• _Entries supplied_:
== == ==

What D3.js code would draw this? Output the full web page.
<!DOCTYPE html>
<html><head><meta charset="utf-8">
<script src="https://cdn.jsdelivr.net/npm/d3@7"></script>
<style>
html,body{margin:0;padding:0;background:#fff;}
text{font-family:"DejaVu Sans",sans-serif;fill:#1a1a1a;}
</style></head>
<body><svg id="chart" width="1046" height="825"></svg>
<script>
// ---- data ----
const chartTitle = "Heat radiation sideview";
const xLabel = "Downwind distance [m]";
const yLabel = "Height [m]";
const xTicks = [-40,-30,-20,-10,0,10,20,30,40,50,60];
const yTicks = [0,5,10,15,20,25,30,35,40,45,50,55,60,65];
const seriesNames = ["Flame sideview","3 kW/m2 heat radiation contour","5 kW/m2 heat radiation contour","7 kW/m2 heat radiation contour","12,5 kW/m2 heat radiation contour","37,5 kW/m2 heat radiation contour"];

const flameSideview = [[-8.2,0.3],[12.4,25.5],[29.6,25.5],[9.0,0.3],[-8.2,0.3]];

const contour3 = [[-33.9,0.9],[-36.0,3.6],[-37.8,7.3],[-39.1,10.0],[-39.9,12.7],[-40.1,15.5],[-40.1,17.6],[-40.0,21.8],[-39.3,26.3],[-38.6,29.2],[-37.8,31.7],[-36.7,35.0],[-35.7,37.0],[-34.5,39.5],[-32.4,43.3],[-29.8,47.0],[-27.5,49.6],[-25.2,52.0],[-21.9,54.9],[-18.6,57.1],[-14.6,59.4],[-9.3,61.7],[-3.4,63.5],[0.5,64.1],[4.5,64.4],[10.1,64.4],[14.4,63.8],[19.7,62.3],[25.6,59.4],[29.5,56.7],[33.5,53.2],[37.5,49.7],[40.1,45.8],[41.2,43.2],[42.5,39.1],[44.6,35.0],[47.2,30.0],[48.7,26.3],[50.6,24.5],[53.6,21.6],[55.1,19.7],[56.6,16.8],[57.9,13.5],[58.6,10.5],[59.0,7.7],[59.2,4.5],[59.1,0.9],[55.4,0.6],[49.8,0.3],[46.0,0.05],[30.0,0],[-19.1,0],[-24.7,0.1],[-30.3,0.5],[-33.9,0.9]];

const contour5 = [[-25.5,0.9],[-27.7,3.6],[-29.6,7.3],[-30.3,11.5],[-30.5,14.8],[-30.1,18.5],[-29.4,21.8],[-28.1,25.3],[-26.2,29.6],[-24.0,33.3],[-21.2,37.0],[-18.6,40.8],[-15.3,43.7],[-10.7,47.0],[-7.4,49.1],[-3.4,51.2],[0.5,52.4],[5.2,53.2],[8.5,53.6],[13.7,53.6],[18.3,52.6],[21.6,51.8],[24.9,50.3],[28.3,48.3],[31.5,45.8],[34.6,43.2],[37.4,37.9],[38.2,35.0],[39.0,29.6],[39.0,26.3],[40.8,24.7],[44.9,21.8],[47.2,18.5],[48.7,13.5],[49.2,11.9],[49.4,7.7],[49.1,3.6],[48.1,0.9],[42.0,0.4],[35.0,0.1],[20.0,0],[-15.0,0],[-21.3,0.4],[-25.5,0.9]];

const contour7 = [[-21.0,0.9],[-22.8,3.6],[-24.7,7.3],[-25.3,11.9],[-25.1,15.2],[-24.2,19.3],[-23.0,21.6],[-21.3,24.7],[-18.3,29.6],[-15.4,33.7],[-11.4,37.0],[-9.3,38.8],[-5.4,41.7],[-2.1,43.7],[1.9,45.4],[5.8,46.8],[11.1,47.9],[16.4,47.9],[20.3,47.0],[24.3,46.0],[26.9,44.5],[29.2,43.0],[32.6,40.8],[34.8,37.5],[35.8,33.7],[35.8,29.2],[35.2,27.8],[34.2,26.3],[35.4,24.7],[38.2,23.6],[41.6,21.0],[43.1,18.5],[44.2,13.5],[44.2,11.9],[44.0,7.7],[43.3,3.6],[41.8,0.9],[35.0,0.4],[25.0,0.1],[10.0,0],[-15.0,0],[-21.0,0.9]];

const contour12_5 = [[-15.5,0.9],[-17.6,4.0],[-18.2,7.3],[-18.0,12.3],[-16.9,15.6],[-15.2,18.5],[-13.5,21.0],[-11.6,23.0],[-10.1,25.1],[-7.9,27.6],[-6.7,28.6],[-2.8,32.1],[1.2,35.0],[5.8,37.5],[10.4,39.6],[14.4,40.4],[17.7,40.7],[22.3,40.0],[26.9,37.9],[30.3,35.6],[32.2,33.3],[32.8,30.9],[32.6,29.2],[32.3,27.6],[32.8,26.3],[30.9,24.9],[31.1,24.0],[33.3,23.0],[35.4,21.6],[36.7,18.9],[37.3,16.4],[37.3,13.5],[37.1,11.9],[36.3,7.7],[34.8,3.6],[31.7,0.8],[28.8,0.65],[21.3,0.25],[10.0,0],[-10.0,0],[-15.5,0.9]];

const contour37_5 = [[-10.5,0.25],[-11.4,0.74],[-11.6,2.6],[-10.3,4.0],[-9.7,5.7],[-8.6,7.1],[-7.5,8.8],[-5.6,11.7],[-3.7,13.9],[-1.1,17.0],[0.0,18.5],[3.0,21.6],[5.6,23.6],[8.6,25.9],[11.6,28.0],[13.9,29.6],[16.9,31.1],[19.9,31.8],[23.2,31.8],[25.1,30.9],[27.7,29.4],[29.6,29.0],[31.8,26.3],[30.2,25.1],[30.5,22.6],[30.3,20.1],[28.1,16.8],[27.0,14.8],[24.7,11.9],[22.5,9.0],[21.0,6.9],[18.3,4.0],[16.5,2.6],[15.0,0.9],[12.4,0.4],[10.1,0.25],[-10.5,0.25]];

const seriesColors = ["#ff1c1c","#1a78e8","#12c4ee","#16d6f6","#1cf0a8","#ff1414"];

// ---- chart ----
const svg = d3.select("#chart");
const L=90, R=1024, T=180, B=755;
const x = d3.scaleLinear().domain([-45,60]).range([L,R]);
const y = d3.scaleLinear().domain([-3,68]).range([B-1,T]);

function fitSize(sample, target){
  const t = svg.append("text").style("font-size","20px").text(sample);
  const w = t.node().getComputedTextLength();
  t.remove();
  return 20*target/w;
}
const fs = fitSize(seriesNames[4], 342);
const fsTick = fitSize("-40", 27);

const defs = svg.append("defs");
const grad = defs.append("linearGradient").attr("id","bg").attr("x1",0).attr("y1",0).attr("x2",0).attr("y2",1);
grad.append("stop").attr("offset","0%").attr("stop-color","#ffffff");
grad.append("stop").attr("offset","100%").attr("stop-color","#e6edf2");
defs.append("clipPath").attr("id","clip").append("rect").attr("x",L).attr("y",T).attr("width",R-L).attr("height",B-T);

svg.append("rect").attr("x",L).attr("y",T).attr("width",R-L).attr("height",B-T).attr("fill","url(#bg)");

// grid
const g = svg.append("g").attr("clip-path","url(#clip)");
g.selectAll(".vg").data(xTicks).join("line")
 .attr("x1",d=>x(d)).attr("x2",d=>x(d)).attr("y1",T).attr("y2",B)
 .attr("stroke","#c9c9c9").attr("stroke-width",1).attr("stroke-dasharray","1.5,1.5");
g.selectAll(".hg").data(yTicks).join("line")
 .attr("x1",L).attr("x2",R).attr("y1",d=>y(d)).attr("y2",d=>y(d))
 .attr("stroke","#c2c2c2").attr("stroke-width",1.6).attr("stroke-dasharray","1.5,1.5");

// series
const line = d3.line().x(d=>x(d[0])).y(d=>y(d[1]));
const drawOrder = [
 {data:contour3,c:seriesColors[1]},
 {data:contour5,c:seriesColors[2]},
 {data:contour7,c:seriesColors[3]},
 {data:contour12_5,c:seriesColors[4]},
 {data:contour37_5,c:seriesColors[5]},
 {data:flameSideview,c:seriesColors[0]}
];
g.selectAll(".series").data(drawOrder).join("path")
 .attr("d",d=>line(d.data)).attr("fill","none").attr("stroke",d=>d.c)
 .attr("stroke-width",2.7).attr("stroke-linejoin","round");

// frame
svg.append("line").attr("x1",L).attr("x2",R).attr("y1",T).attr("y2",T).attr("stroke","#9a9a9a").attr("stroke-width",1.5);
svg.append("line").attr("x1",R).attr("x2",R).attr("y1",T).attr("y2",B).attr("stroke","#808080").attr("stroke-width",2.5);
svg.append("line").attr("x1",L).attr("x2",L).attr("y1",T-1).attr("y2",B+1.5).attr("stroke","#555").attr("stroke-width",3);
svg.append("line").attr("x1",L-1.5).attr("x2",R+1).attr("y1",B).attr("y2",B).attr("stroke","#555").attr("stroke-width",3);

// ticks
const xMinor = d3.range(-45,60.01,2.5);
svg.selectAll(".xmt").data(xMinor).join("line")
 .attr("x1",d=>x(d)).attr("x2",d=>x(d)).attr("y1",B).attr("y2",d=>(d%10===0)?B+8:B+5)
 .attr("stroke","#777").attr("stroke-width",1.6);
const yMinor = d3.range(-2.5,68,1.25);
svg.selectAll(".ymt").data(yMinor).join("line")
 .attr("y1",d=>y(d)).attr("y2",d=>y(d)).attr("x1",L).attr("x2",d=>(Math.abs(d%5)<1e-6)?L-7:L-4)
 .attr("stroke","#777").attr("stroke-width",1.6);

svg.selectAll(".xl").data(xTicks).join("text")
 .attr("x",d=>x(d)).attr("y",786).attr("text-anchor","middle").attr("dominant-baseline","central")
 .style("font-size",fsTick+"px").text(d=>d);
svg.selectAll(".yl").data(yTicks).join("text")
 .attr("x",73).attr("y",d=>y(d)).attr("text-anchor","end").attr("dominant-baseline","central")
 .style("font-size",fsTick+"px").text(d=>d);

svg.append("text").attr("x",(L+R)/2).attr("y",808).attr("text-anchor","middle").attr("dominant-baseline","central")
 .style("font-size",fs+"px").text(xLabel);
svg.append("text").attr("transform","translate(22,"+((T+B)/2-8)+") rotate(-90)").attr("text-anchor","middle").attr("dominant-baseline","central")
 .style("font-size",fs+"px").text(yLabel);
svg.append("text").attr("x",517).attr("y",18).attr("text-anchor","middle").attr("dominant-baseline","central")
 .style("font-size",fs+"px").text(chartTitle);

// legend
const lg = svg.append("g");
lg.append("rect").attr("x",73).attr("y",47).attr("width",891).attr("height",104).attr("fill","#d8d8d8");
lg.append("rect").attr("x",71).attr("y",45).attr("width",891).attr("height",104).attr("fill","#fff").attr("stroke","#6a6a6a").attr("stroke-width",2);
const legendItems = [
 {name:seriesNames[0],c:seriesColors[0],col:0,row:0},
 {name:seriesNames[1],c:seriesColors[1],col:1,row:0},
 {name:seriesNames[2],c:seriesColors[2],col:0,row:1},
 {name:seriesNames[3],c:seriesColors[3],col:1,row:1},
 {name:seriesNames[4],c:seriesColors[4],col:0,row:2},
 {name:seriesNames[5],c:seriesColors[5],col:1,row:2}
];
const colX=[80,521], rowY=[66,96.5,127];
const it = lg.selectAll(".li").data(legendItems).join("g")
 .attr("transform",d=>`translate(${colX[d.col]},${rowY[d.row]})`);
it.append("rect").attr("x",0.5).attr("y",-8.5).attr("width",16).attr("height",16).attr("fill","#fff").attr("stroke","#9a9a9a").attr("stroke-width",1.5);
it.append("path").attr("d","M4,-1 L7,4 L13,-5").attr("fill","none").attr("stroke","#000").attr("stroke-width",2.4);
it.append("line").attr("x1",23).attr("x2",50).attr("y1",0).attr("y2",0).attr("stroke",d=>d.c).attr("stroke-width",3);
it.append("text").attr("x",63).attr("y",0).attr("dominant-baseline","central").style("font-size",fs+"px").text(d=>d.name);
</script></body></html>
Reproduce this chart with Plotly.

== == ==

• _Required task_:
From the data, collect all lines where the string "this" appears.

• _Complete answer_:
What D3.js code would draw this? Output the full web page.
Reproduce this chart with Plotly.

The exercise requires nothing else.